Parola profetica, infine, in quanto parola utopica, che annuncia che l’impossibile può e deve diventare possibile e che, ciò che non ha luogo, può e deve avere luogo. Questa parola utopica è la parola più profonda di Stoppiglia e l’anima stessa dell’Associazione Macondo, come scrive esplicitamente l’autore in un testo del 1992 a p. 25: «Ci siamo messi sulla strada di una grande utopia, con una piccola, molto piccola organizzazione, per una grande speranza, con pochi e poverissimi strumenti, Non ci basta la solidarietà, la passione e l’affetto verso i fratelli brasiliani per allungare il passo. Vogliamo essere tra coloro che hanno sposato la debolezza, convinti che così facendo ci mettiamo dalla parte di Colui che ha scelto gli stolti per confondere i sapienti».

Critica alla critica

Per la tradizione ebraica una lode non contemperata da una critica sarebbe idolatrica e perciò falsa. Per questo mi permetto, prima di concludere, si segnalare una possibile critica alla parola profetica di Stoppiglia: la critica che la sua critica all’Occidente sembra a volte acritica ed impietosa.

Tutto ciò che Stoppiglia dice dell’Occidente è vero e non può non essere condiviso, ma l’Occidente non è solo potere e dominio, sfruttamento del Terzo mondo e violenza. È anche altro: è affermazione e scoperta della dignità del diverso, è scoperta che il barbaro non è barbaro e che ritenere barbaro il barbaro è barbarie, è istituzione del valore della persona umana sulle istituzioni e sullo stato, è logos e tekne capaci di sfamare gli affamati e asciugare le lacrime ai poveri e ai diseredati. Per questo Lévinas, un autore caro anche a Stoppiglia, non solo non si unisce al coro dei critici dell’Occidente, ma individua nel suo logos una dimensione universale e nella sua tekne una possibilità messianica con cui sfamare i poveri. Il peccato dell’Occidente non è nel suo logos e nella sua tekne bensì – come ricorda anche l’autore – nel suo «cuore», posto di fronte al bivio di usare il suo logos e la sua tekne per sfamare chi ha fame oppure per autogarantirsi e soddisfarsi narcisisticamente.

Conclusione

Nell’agosto del 1993, Stoppiglia scrive: «La domanda che mi martella è sempre la stessa e sempre più pressante. Quando inizierà una nuova umanità, dove ogni uomo sia considerato fratello di fatto. Dovrà restare questa sempre e solo utopia, oppure può diventare realtà operante?».

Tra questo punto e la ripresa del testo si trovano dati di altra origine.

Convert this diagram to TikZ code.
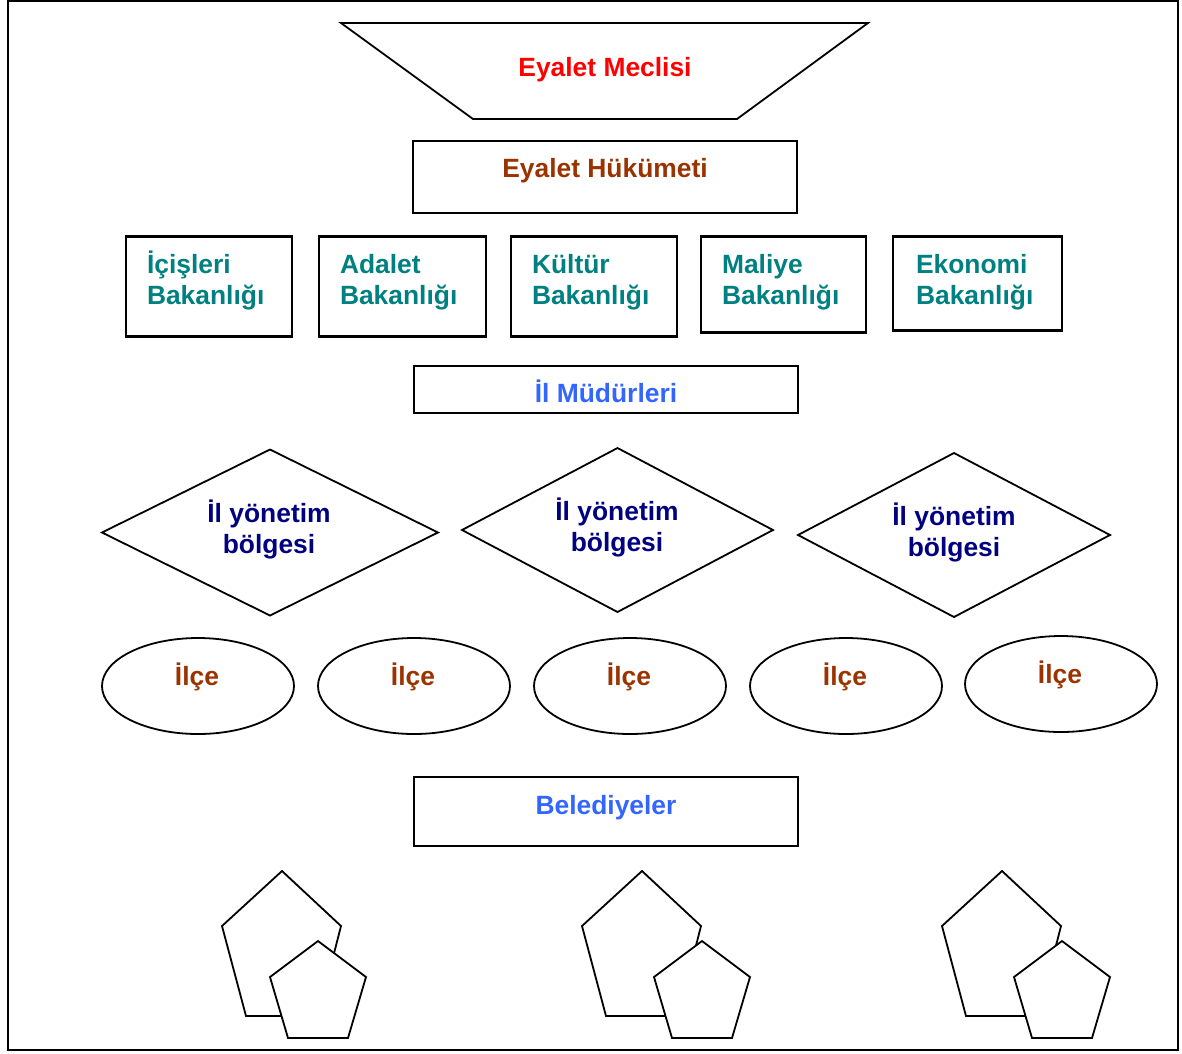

La risposta a questa domanda tormentosa e pressante non solo per l’autore ma, mi auguro, per ognuno di noi, è un midrash stupendo, ebraico, che Stoppiglia riporta a p. 93.

L’altro diventa fratello ogni qualvolta l’io – il mio io e l’io di ogni io qui presente – compiendo l’impensabile esodo da sé all’altro, e andandogli incontro a mani piene, colme di averi e di denari, ne riconosce il volto dalla cui trascendenza splende la luce che libera l’io dalle sue catene e lo salva.